Build a big athletic butt and strong hamstrings with these challenging but admittedly weird-looking exercise variations.
Here’s a new way to perform back extensions for meatier hamstrings and stronger glutes. Train at home or in a gym that doesn’t have a back extension or GHR bench? These exercises are great workarounds.
Taking a few minutes to set this up is worth the glute gains. You can also use a Smith machine, which in a commercial gym setting might be more appropriate.
Think of these as 45-degree back extensions. Set a bench to an incline (30-45 degrees works best) and throw a pad on the end for your hips. With this version, you’ll lock yourself in position with your feet against an immovable bar.
Everything about this position screams glutes. Your toes should be turned outwards and your hips externally rotated. This frog-like position places a little more emphasis on the glutes as external rotators. (And it’s not as ball-crushing as you might think.)
Unlike a typical back extension with straighter knees, your knees stay bent to around a 90-degree angle. This slackens your hamstrings and forces your glutes to work harder as hip extensors. It’s one of the reasons why glute bridges and hip thrusts are so effective too.
Lock yourself in with your hip crease on the edge of the bench, then execute by driving your hips into the pad. Keep a slight rounding through your thoracic spine and keep your chin tucked. Your arms can be crossed, or you can hold a plate or dumbbell to your chest to add load. A few sets of 15-25 reps will do the trick.
This exercise was popularized by Eugene Teo. Personally, I have no issues doing more than just squats in a power rack, but doing all your assistance work in there might grind some gears, so I’d suggest using a Smith machine.

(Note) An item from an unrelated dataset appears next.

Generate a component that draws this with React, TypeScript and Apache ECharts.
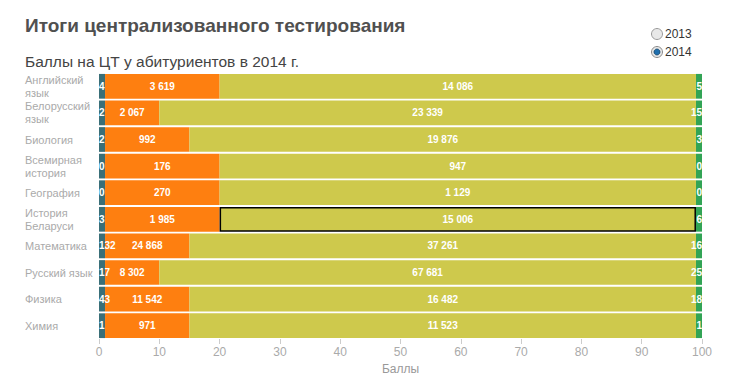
import React, { useEffect, useRef } from "react";
import * as echarts from "echarts";

const categories = [
  "Английский\nязык",
  "Белорусский\nязык",
  "Биология",
  "Всемирная\nистория",
  "География",
  "История\nБеларуси",
  "Математика",
  "Русский язык",
  "Физика",
  "Химия",
];
// score threshold between the low (orange) and the middle (olive) band
const thresholds = [20, 10, 15, 20, 20, 20, 15, 10, 15, 15];
const zeroCounts = [4, 2, 2, 0, 0, 3, 132, 17, 43, 1];
const lowCounts = [3619, 2067, 992, 176, 270, 1985, 24868, 8302, 11542, 971];
const midCounts = [14086, 23339, 19876, 947, 1129, 15006, 37261, 67681, 16482, 11523];
const fullCounts = [5, 15, 3, 0, 0, 6, 16, 25, 18, 1];
const xTicks = [0, 100, 10];
const highlighted = 5;

const fmt = (n: number) => String(n).replace(/\B(?=(\d{3})+(?!\d))/g, " ");

const FONT = '"Liberation Sans", Arial, sans-serif';

export default function App() {
  const ref = useRef<HTMLDivElement>(null);
  useEffect(() => {
    document.body.style.margin = "0";
    const chart = echarts.init(ref.current!, null, { renderer: "svg" });
    const lbl = (position: any, counts: number[]) => ({
      show: true,
      position,
      distance: 0,
      color: "#fff",
      fontSize: 10,
      fontWeight: "bold",
      fontFamily: FONT,
      formatter: (p: any) => fmt(counts[p.dataIndex]),
    });
    const mk = (name: string, color: string, vals: number[], counts: number[], pos: any, hl = false) => ({
      name,
      type: "bar",
      stack: "s",
      barCategoryGap: "7%",
      itemStyle: { color },
      label: lbl(pos, counts),
      data: vals.map((v, i) =>
        hl && i === highlighted
          ? { value: v, itemStyle: { color, borderColor: "#000", borderWidth: 1.5 } }
          : v
      ),
    });
    chart.setOption({
      animation: false,
      title: [
        {
          text: "Итоги централизованного тестирования",
          left: 20,
          top: 11,
          textStyle: { fontSize: 19, fontWeight: "bold", color: "#505050", fontFamily: FONT },
        },
        {
          text: "Баллы на ЦТ у абитуриентов в 2014 г.",
          left: 20,
          top: 48,
          textStyle: { fontSize: 15.5, fontWeight: "normal", color: "#444", fontFamily: FONT },
        },
      ],
      graphic: [
        {
          type: "circle",
          shape: { cx: 657, cy: 34, r: 5.5 },
          style: { fill: "#e8e8e8", stroke: "#9a9a9a", lineWidth: 1 },
        },
        {
          type: "text",
          x: 665,
          y: 28,
          style: { text: "2013", fontSize: 12, fill: "#333", fontFamily: FONT },
        },
        {
          type: "circle",
          shape: { cx: 657, cy: 52, r: 5.5 },
          style: { fill: "#e8e8e8", stroke: "#8a8a8a", lineWidth: 1 },
        },
        {
          type: "circle",
          shape: { cx: 657, cy: 52, r: 3 },
          style: { fill: "#1f6fae", stroke: "#0d3f66", lineWidth: 0.8 },
        },
        {
          type: "text",
          x: 665,
          y: 46,
          style: { text: "2014", fontSize: 12, fill: "#333", fontFamily: FONT },
        },
      ],
      grid: { left: 99, right: 31, top: 73, bottom: 48 },
      xAxis: {
        type: "value",
        min: xTicks[0],
        max: xTicks[1],
        interval: xTicks[2],
        name: "Баллы",
        nameLocation: "middle",
        nameGap: 24,
        nameTextStyle: { color: "#999", fontSize: 12, fontFamily: FONT },
        axisLine: { show: false },
        axisTick: { show: true, length: 5, lineStyle: { color: "#ccc" } },
        splitLine: { show: false },
        axisLabel: { color: "#aaa", fontSize: 12, margin: 7, fontFamily: FONT },
      },
      yAxis: {
        type: "category",
        inverse: true,
        data: categories,
        axisLine: { show: false },
        axisTick: { show: false },
        axisLabel: {
          color: "#aaa",
          fontSize: 11,
          lineHeight: 13,
          align: "left",
          margin: 74,
          fontFamily: FONT,
        },
      },
      series: [
        mk("0", "#3a6f78", thresholds.map(() => 1), zeroCounts, "insideLeft"),
        mk("low", "#fe7f10", thresholds.map((t) => t - 1), lowCounts, "inside"),
        mk("mid", "#cec94c", thresholds.map((t) => 99 - t), midCounts, "inside", true),
        mk("100", "#32a455", thresholds.map(() => 1), fullCounts, "insideRight"),
      ],
    });
    return () => chart.dispose();
  }, []);
  return <div ref={ref} style={{ width: 733, height: 387 }} />;
}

Think of this as a horizontal back extension with slightly bent knees. Unlike the previous setup, though, you’ll need to be further from the bar so there’s a greater angle at your knees. This will help get rid of the slack and place more tension through your hamstrings.
With these, you’re looking to maximally load your hamstrings in their mid to shortened position, which is made possible by the combined bent knee and extended hip (your hamstrings do both). These are also made more effective by your body alignment and foot placement. The devil is in the details with this one.
Your feet should be parallel and the bar should be closer to your toes (versus mid-foot in the previous version). You need to feel secure, but placing the bar closer to your forefoot will increase the recruitment of your gastrocnemius. This co-activation of your calf muscles will have an add-on effect, forcing your hamstrings to work harder.
Lock yourself in with your forefoot to the bar and your hip crease on the edge of the bench. Keep a straight-back position and initiate the pull with your hamstrings. Press your toes down throughout like you’re trying to calf-raise the bar up (you won’t). Then try not to squirm as your hamstrings and calves want to cramp.
These are deceptively difficult. If performed correctly, they will rarely require more than your own body weight. Before you start adding load, try some isometric holds in the top position to really intensify things.
Take the hamstring destroyer, change a few body angles and the way you initiate the exercise, and now you’ve got an effective way to pump some blood into your glutes.
Turn your toes outward, set your knee angle to 90 degrees (remember, this slackens your hamstrings), round a little through your thoracic spine, and tuck your chin.
Initiate by clenching your butt cheeks and driving your hips into the bench. Imagine someone trying to steal your last dollar from between your butt cheeks in the top position.
Your glutes will be active as both hip extensors and external rotators, working them hard in their shortened position. Pump out 2-3 sets of 15-25 reps, adding weight when appropriate.